The PXC 550-II are very good for commuting or travel. Thanks to their well-padded design, they're quite comfortable and can be worn for extended periods without fatigue or soreness. They also have a very good battery life, which is great for long flights. Their ANC performance is also great and does an effective job of blocking out the engine noise on a plane or bus. Unfortunately, they aren't the most portable, though they do fold flat and come with a soft carrying case to give them mild protection.
The PXC 550-II are good over-ear headphones for sports use. They're comfortable and feel quite stable on the head, meaning they likely won't move or fall off during jogs or light work-outs. They also breathe very well for over-ear headphones, so you won't sweat more than usual, making them a very good choice if you prefer the fit of over-ears but want headphones that you can also take with you to the gym.
These headphones are good for using in the office. They're quite comfortable and have a very long battery life, meaning you should be able to use them for a full work day.
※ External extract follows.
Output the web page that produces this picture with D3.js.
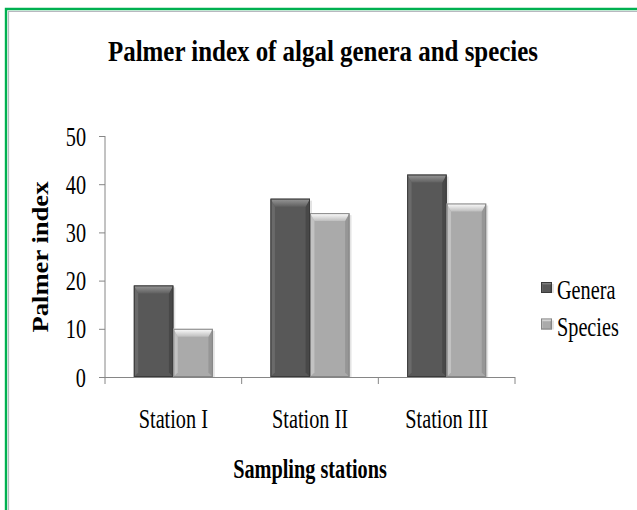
<!DOCTYPE html>
<html><head><meta charset="utf-8">
<script src="https://cdn.jsdelivr.net/npm/d3@7"></script>
<style>html,body{margin:0;padding:0;background:#fff;}svg{display:block;}</style>
</head><body>
<script>
const categories = ["Station I", "Station II", "Station III"];
const seriesNames = ["Genera", "Species"];
const genera = [19, 37, 42];
const species = [10, 34, 36];
const yTicks = [0, 10, 20, 30, 40, 50];
const chartTitle = "Palmer index of algal genera and species";
const xTitle = "Sampling stations";
const yTitle = "Palmer index";

const W = 637, H = 510;
const svg = d3.select("body").append("svg").attr("width", W).attr("height", H);
const serif = "'Liberation Serif','Times New Roman',serif";
const SX = 0.75;
const FS = 27;

// frame
svg.append("rect").attr("x",0).attr("y",0).attr("width",W).attr("height",H).attr("fill","#fff");
svg.append("path").attr("d",`M6,${H} V9 H${W}`).attr("fill","none").attr("stroke","#00b050").attr("stroke-width",2.4);
svg.append("path").attr("d",`M8.5,${H} V11.5 H${W}`).attr("fill","none").attr("stroke","#b8b8c0").attr("stroke-width",1.2);

const data = categories.map((c,i)=>({cat:c, values:[genera[i], species[i]]}));

const x0 = d3.scaleBand().domain(categories).range([105,515]).paddingInner(0).paddingOuter(0);
const x1 = d3.scaleBand().domain(seriesNames).range([0,x0.bandwidth()]).paddingInner(0).paddingOuter(0.73);
const y = d3.scaleLinear().domain([0,50]).range([377,136]);

const styles = {
  Genera: {body:"#585858", edge:"#3a3a3a", top:["#9a9a9a","#606060"], left:"#6a6a6a", right:"#484848"},
  Species:{body:"#aaaaaa", edge:"#858585", top:["#ffffff","#bdbdbd"], left:"#c2c2c2", right:"#969696"}
};
const defs = svg.append("defs");
seriesNames.forEach(s=>{
  const g = defs.append("linearGradient").attr("id","top"+s).attr("x1",0).attr("y1",0).attr("x2",0).attr("y2",1);
  g.append("stop").attr("offset","0%").attr("stop-color",styles[s].top[0]);
  g.append("stop").attr("offset","100%").attr("stop-color",styles[s].top[1]);
});

function bevelBar(g, x, yy, w, h, s, b){
  const st = styles[s];
  g.append("rect").attr("x",x+2).attr("y",yy+2).attr("width",w).attr("height",h-2).attr("fill","#d0d0d0").attr("opacity",0.6);
  g.append("rect").attr("x",x).attr("y",yy).attr("width",w).attr("height",h).attr("fill",st.body);
  const bt = Math.min(b, h/2), bs = Math.min(b*0.55, w/4);
  g.append("path").attr("d",`M${x},${yy} L${x+bs},${yy+bt} V${yy+h-bs} L${x},${yy+h} Z`).attr("fill",st.left);
  g.append("path").attr("d",`M${x+w},${yy} L${x+w-bs},${yy+bt} V${yy+h-bs} L${x+w},${yy+h} Z`).attr("fill",st.right);
  g.append("path").attr("d",`M${x},${yy} H${x+w} L${x+w-bs},${yy+bt} H${x+bs} Z`).attr("fill",`url(#top${s})`);
  g.append("rect").attr("x",x+0.5).attr("y",yy+0.5).attr("width",w-1).attr("height",h-1).attr("fill","none").attr("stroke",st.edge).attr("stroke-width",1);
}

const barsG = svg.append("g");
data.forEach(d=>{
  seriesNames.forEach((s,j)=>{
    const bx = x0(d.cat) + x1(s);
    const by = y(d.values[j]);
    bevelBar(barsG, bx, by, x1.bandwidth(), y(0)-by, s, 8);
  });
});

// axes
const axisColor = "#868686";
const yAxis = svg.append("g").attr("transform","translate(105,0)")
  .call(d3.axisLeft(y).tickValues(yTicks).tickSize(6).tickPadding(0).tickFormat(d3.format("d")));
yAxis.select(".domain").attr("stroke",axisColor).attr("d","M0,136V377");
yAxis.selectAll(".tick line").attr("stroke",axisColor);
yAxis.selectAll(".tick text").attr("fill","#000").attr("font-family",serif).attr("font-size",FS)
  .attr("text-anchor","end").attr("dy","0.34em")
  .attr("transform",`translate(-19,0) scale(${SX},1)`).attr("x",0);

const xTickPos = [105, ...categories.map(c=>x0(c)+x0.bandwidth())];
const xAxis = svg.append("g");
xAxis.append("line").attr("x1",105).attr("x2",515).attr("y1",377.5).attr("y2",377.5).attr("stroke",axisColor);
xAxis.selectAll("line.t").data(xTickPos).join("line").attr("class","t")
  .attr("x1",d=>d).attr("x2",d=>d).attr("y1",377).attr("y2",384).attr("stroke",axisColor);
xAxis.selectAll("text").data(categories).join("text")
  .attr("transform",d=>`translate(${x0(d)+x0.bandwidth()/2},428) scale(${SX},1)`)
  .attr("text-anchor","middle").attr("font-family",serif).attr("font-size",FS).attr("fill","#000")
  .text(d=>d);

// titles
svg.append("text").attr("x",323).attr("y",61).attr("text-anchor","middle")
  .attr("font-family",serif).attr("font-weight","bold").attr("font-size",29)
  .attr("textLength",430).attr("lengthAdjust","spacingAndGlyphs").text(chartTitle);
svg.append("text").attr("transform",`translate(310,478) scale(${SX},1)`).attr("text-anchor","middle")
  .attr("font-family",serif).attr("font-weight","bold").attr("font-size",FS).text(xTitle);
svg.append("text").attr("transform","translate(48,257) rotate(-90)").attr("text-anchor","middle")
  .attr("font-family",serif).attr("font-weight","bold").attr("font-size",23)
  .attr("textLength",151).attr("lengthAdjust","spacingAndGlyphs").text(yTitle);

// legend
const leg = svg.append("g");
seriesNames.forEach((s,i)=>{
  const ly = 282 + i*36.5;
  bevelBar(leg, 541, ly, 11, 11, s, 3);
  leg.append("text").attr("transform",`translate(557,${ly+17}) scale(${SX},1)`)
    .attr("font-family",serif).attr("font-size",FS).attr("fill","#000").text(s);
});
</script>
</body></html>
Their ANC also does an excellent job of blocking out background chatter, helping you keep focused at work. Unfortunately, they do leak a bit of audio, though it likely won't be enough to bother those around you unless you work in an extremely quiet environment or blast your music.
The PXC 550-II aren't recommended for wireless gaming. They can only connect wireless via Bluetooth, meaning they won't be compatible with PS4 or Xbox One. While you can pair them to a Bluetooth-enabled PC, their high latency makes them a poor choice for gaming, unless your PC supports aptX(LL).
These headphones are decent for wired gaming. While technically they work, it's worth noting that when plugged into the controller for an Xbox One, we were able to get audio, but unfortunately the microphone didn't work. On PS4, both audio and the microphone were supported, but talk-through on the headphones was automatically enabled and couldn't be turned off, which may get irritating if you game in noisy environments. This doesn't appear to be an issue if you plug the headphones directly into the PS4 console using USB. For PC we did not notice these issues, and the headphones and microphone worked as expected.
The PXC 550-II are decent headphones for phone calls. Their microphone performance is decent and speech transmitted with these headphones sounds better than many other Bluetooth headphones. Unfortunately, their noise handling isn't very good, and the person on the other end of the line will likely have a difficult time hearing you if you're in even a moderately noisy environment.